With interest having been shown in the Chicago, Rock Island, and Pacific Railroad lately in the forum, it seemed proper to begin a threat about modeling the historic Rock Island. Of course, the joke is that the entire railroad is historic now, it ceased operation in 1980 in its original form, which is now 46 years back, long enough to be historic in itself.
But anyway, in its day, as the song says, the Rock Island line was a mighty fine road. And in the present day, the name lives on.
But for the moment at least, the focus will be on the pre-1980 Rock Island railroad.
My own interest in the historic Rock Island is that, what very few people are aware of, is that the Rock Island ran a line due south from Little Rock to Eunice, Louisiana, only 40 miles or so from the Gulf of Mexico.
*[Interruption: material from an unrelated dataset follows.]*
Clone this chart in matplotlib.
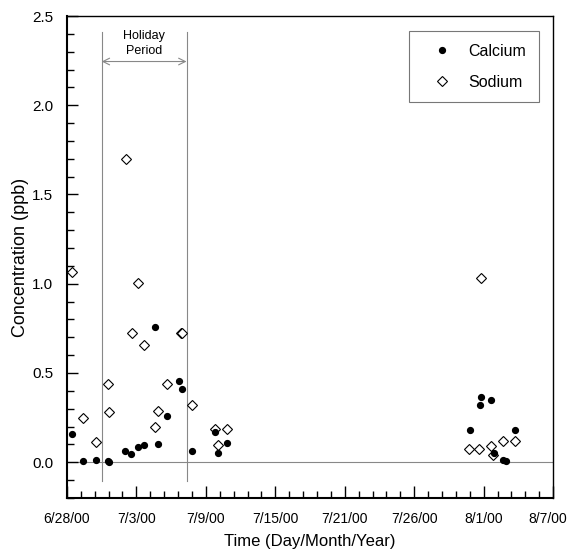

When this line was originally built, Rock Island control was with a tycoon named BF Yoakam, who also controlled the Frisco at the time. The Rock Island joined the Frisco in Eunice in an attempt to cobble together a major north south-carrier from Chicago to the Gulf to compete with the Illinois Central and the Gulf, Mobile in Northern.
This attempted empire collapsed right before World War I, and the Frisco was separated from the rest of the Yoakam operations to become the Gulf Coast Lines which 10 years later was folded into the Missouri Pacific. Yoakum had intended to run over the Frisco to New Orleans to get his gulf port access, but with this gone, the Rock Island’s Louisiana lines struggled along as a bit player until abandonment in the late 1970s.
My interest in this is that the Rock in those days intertwined with my own railroad of interest, the Missouri Pacific, in several locations in Louisiana, and I therefore on my layout operate some Rock Island equipment from time to time.
Let’s hear from those who are interested in the Rock Island as a subject for their layout. I always thought it was as worthy of subject for modeling, as was the Santa Fe of the union pacific, but after radiating from Chicago, it was a spreading network that didn’t have a very definitive terminus at the other end like the Santa Fe, Union Pacific or the Southern Pacific …. for example, ending in Tucumcari, New Mexico.